- **Exercise**:
Your copy of the material must match it exactly, except that pictures are dropped.

----

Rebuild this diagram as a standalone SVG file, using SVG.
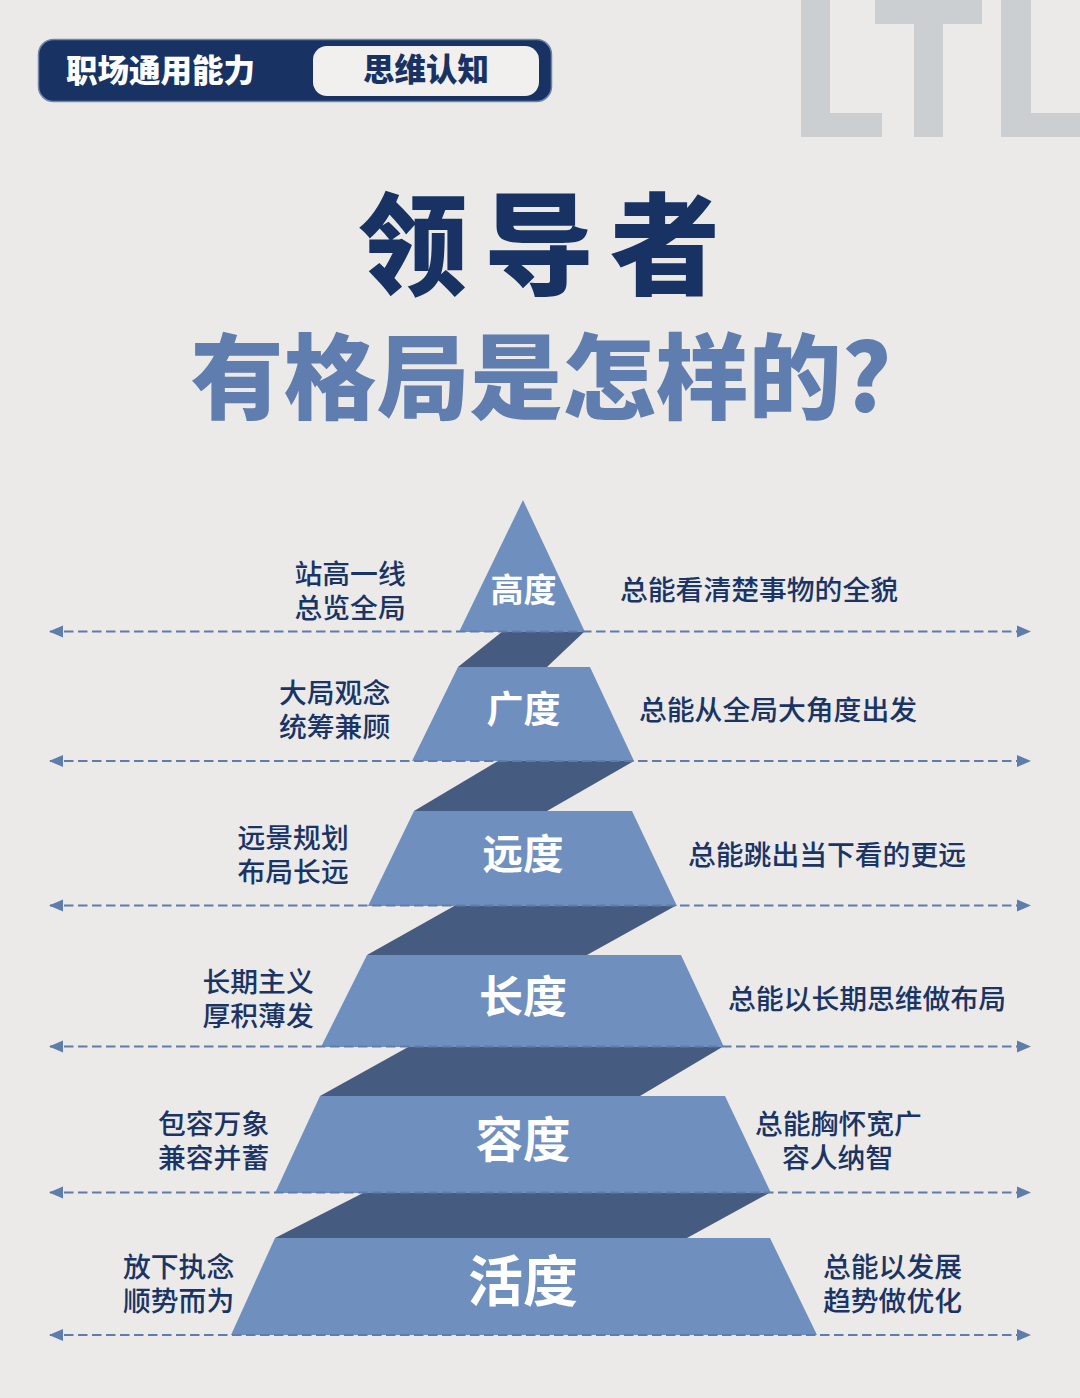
<svg xmlns="http://www.w3.org/2000/svg" width="1080" height="1398" viewBox="0 0 1080 1398">
<style>
text{font-family:"Noto Sans CJK SC","Noto Sans",sans-serif}
.tier{fill:#6f90bf}
.shade{fill:#465b80}
.lbl{fill:#fff;font-weight:700;text-anchor:middle}
.note{fill:#1a3565;font-size:27.800px;font-weight:500}
.dash{stroke:#5f7dab;stroke-width:2;stroke-dasharray:9.500 4.500;fill:none;marker-start:url(#a);marker-end:url(#b)}
.wm{fill:#cbcfd2}
</style>
<defs>
<marker id="a" markerUnits="userSpaceOnUse" markerWidth="14" markerHeight="14" refX="1" refY="7" orient="auto"><path d="M0 7L14 1V13Z" fill="#5f7dab"/></marker>
<marker id="b" markerUnits="userSpaceOnUse" markerWidth="14" markerHeight="14" refX="13" refY="7" orient="auto"><path d="M14 7L0 1V13Z" fill="#5f7dab"/></marker>
</defs>
<rect width="1080" height="1398" fill="#ebeae8"/>
<g id="watermark">
<path class="wm" d="M801 0H830V113H882V137H801Z"/>
<path class="wm" d="M875 0H982V24H943V137H914V24H875Z"/>
<path class="wm" d="M1001 0H1031V113H1080V137H1001Z"/>
</g>
<g id="badge">
<rect x="38.500" y="39.500" width="513" height="62" rx="15" fill="#183363" stroke="#6f86a8" stroke-width="1.500"/>
<rect x="313" y="46" width="226" height="50" rx="14" fill="#f1f0ee"/>
<text x="160.500" y="82" font-size="31.500" font-weight="900" fill="#fff" text-anchor="middle">职场通用能力</text>
<text x="426" y="81" font-size="31.500" font-weight="900" fill="#183363" text-anchor="middle">思维认知</text>
</g>
<g id="title">
<text x="547" y="286" font-size="110" font-weight="900" fill="#183363" text-anchor="middle" letter-spacing="16">领导者</text>
<text x="541" y="412" font-size="93" font-weight="900" fill="#5f7dae" text-anchor="middle">有格局是怎样的?</text>
</g>
<g id="shades">
<path class="shade" d="M503 631H585L547 667H458Z"/>
<path class="shade" d="M498 761H634L547 811H414Z"/>
<path class="shade" d="M456 905H677L587 955H367Z"/>
<path class="shade" d="M410 1046H724L640 1096H320Z"/>
<path class="shade" d="M365 1192H771L687 1238H275Z"/>
</g>
<g id="node-gaodu">
<path class="tier" d="M523 500L585 632H459Z"/>
<text class="lbl" x="523.500" y="602" font-size="33">高度</text>
<text class="note" y="584"><tspan x="294.500">站高一线</tspan><tspan x="294.500" dy="34">总览全局</tspan></text>
<text class="note" x="620" y="600">总能看清楚事物的全貌</text>
</g>
<g id="node-guangdu">
<path class="tier" d="M458 667H590L634 761H412Z"/>
<text class="lbl" x="523.500" y="723" font-size="37">广度</text>
<text class="note" y="703"><tspan x="279">大局观念</tspan><tspan x="279" dy="34">统筹兼顾</tspan></text>
<text class="note" x="639" y="720">总能从全局大角度出发</text>
</g>
<g id="node-yuandu">
<path class="tier" d="M414 811H632L677 906H368Z"/>
<text class="lbl" x="523" y="869" font-size="40.500">远度</text>
<text class="note" y="848"><tspan x="237.500">远景规划</tspan><tspan x="237.500" dy="34">布局长远</tspan></text>
<text class="note" x="688" y="865">总能跳出当下看的更远</text>
</g>
<g id="node-changdu">
<path class="tier" d="M367 955H681L724 1047H321Z"/>
<text class="lbl" x="523" y="1013" font-size="44">长度</text>
<text class="note" y="992"><tspan x="202.500">长期主义</tspan><tspan x="202.500" dy="34">厚积薄发</tspan></text>
<text class="note" x="728" y="1009">总能以长期思维做布局</text>
</g>
<g id="node-rongdu">
<path class="tier" d="M320 1096H725L771 1193H275Z"/>
<text class="lbl" x="523" y="1157" font-size="47.500">容度</text>
<text class="note" y="1134"><tspan x="158">包容万象</tspan><tspan x="158" dy="34">兼容并蓄</tspan></text>
<text class="note" y="1134"><tspan x="755">总能胸怀宽广</tspan><tspan x="782" dy="34">容人纳智</tspan></text>
</g>
<g id="node-huodu">
<path class="tier" d="M275 1238H770L817 1335H231Z"/>
<text class="lbl" x="523" y="1301" font-size="55">活度</text>
<text class="note" y="1277"><tspan x="123">放下执念</tspan><tspan x="123" dy="34">顺势而为</tspan></text>
<text class="note" y="1277"><tspan x="823">总能以发展</tspan><tspan x="823" dy="34">趋势做优化</tspan></text>
</g>
<g id="connectors">
<path class="dash" d="M50 631.500H1030"/>
<path class="dash" d="M50 761H1030"/>
<path class="dash" d="M50 905.500H1030"/>
<path class="dash" d="M50 1046.500H1030"/>
<path class="dash" d="M50 1192.500H1030"/>
<path class="dash" d="M50 1335H1030"/>
</g>
</svg>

----

- **Exercise answer**:
Rebuild this diagram as a standalone SVG file, using SVG.
<svg xmlns="http://www.w3.org/2000/svg" width="1080" height="1398" viewBox="0 0 1080 1398">
<style>
text{font-family:"Noto Sans CJK SC","Noto Sans",sans-serif}
.tier{fill:#6f90bf}
.shade{fill:#465b80}
.lbl{fill:#fff;font-weight:700;text-anchor:middle}
.note{fill:#1a3565;font-size:27.800px;font-weight:500}
.dash{stroke:#5f7dab;stroke-width:2;stroke-dasharray:9.500 4.500;fill:none;marker-start:url(#a);marker-end:url(#b)}
.wm{fill:#cbcfd2}
</style>
<defs>
<marker id="a" markerUnits="userSpaceOnUse" markerWidth="14" markerHeight="14" refX="1" refY="7" orient="auto"><path d="M0 7L14 1V13Z" fill="#5f7dab"/></marker>
<marker id="b" markerUnits="userSpaceOnUse" markerWidth="14" markerHeight="14" refX="13" refY="7" orient="auto"><path d="M14 7L0 1V13Z" fill="#5f7dab"/></marker>
</defs>
<rect width="1080" height="1398" fill="#ebeae8"/>
<g id="watermark">
<path class="wm" d="M801 0H830V113H882V137H801Z"/>
<path class="wm" d="M875 0H982V24H943V137H914V24H875Z"/>
<path class="wm" d="M1001 0H1031V113H1080V137H1001Z"/>
</g>
<g id="badge">
<rect x="38.500" y="39.500" width="513" height="62" rx="15" fill="#183363" stroke="#6f86a8" stroke-width="1.500"/>
<rect x="313" y="46" width="226" height="50" rx="14" fill="#f1f0ee"/>
<text x="160.500" y="82" font-size="31.500" font-weight="900" fill="#fff" text-anchor="middle">职场通用能力</text>
<text x="426" y="81" font-size="31.500" font-weight="900" fill="#183363" text-anchor="middle">思维认知</text>
</g>
<g id="title">
<text x="547" y="286" font-size="110" font-weight="900" fill="#183363" text-anchor="middle" letter-spacing="16">领导者</text>
<text x="541" y="412" font-size="93" font-weight="900" fill="#5f7dae" text-anchor="middle">有格局是怎样的?</text>
</g>
<g id="shades">
<path class="shade" d="M503 631H585L547 667H458Z"/>
<path class="shade" d="M498 761H634L547 811H414Z"/>
<path class="shade" d="M456 905H677L587 955H367Z"/>
<path class="shade" d="M410 1046H724L640 1096H320Z"/>
<path class="shade" d="M365 1192H771L687 1238H275Z"/>
</g>
<g id="node-gaodu">
<path class="tier" d="M523 500L585 632H459Z"/>
<text class="lbl" x="523.500" y="602" font-size="33">高度</text>
<text class="note" y="584"><tspan x="294.500">站高一线</tspan><tspan x="294.500" dy="34">总览全局</tspan></text>
<text class="note" x="620" y="600">总能看清楚事物的全貌</text>
</g>
<g id="node-guangdu">
<path class="tier" d="M458 667H590L634 761H412Z"/>
<text class="lbl" x="523.500" y="723" font-size="37">广度</text>
<text class="note" y="703"><tspan x="279">大局观念</tspan><tspan x="279" dy="34">统筹兼顾</tspan></text>
<text class="note" x="639" y="720">总能从全局大角度出发</text>
</g>
<g id="node-yuandu">
<path class="tier" d="M414 811H632L677 906H368Z"/>
<text class="lbl" x="523" y="869" font-size="40.500">远度</text>
<text class="note" y="848"><tspan x="237.500">远景规划</tspan><tspan x="237.500" dy="34">布局长远</tspan></text>
<text class="note" x="688" y="865">总能跳出当下看的更远</text>
</g>
<g id="node-changdu">
<path class="tier" d="M367 955H681L724 1047H321Z"/>
<text class="lbl" x="523" y="1013" font-size="44">长度</text>
<text class="note" y="992"><tspan x="202.500">长期主义</tspan><tspan x="202.500" dy="34">厚积薄发</tspan></text>
<text class="note" x="728" y="1009">总能以长期思维做布局</text>
</g>
<g id="node-rongdu">
<path class="tier" d="M320 1096H725L771 1193H275Z"/>
<text class="lbl" x="523" y="1157" font-size="47.500">容度</text>
<text class="note" y="1134"><tspan x="158">包容万象</tspan><tspan x="158" dy="34">兼容并蓄</tspan></text>
<text class="note" y="1134"><tspan x="755">总能胸怀宽广</tspan><tspan x="782" dy="34">容人纳智</tspan></text>
</g>
<g id="node-huodu">
<path class="tier" d="M275 1238H770L817 1335H231Z"/>
<text class="lbl" x="523" y="1301" font-size="55">活度</text>
<text class="note" y="1277"><tspan x="123">放下执念</tspan><tspan x="123" dy="34">顺势而为</tspan></text>
<text class="note" y="1277"><tspan x="823">总能以发展</tspan><tspan x="823" dy="34">趋势做优化</tspan></text>
</g>
<g id="connectors">
<path class="dash" d="M50 631.500H1030"/>
<path class="dash" d="M50 761H1030"/>
<path class="dash" d="M50 905.500H1030"/>
<path class="dash" d="M50 1046.500H1030"/>
<path class="dash" d="M50 1192.500H1030"/>
<path class="dash" d="M50 1335H1030"/>
</g>
</svg>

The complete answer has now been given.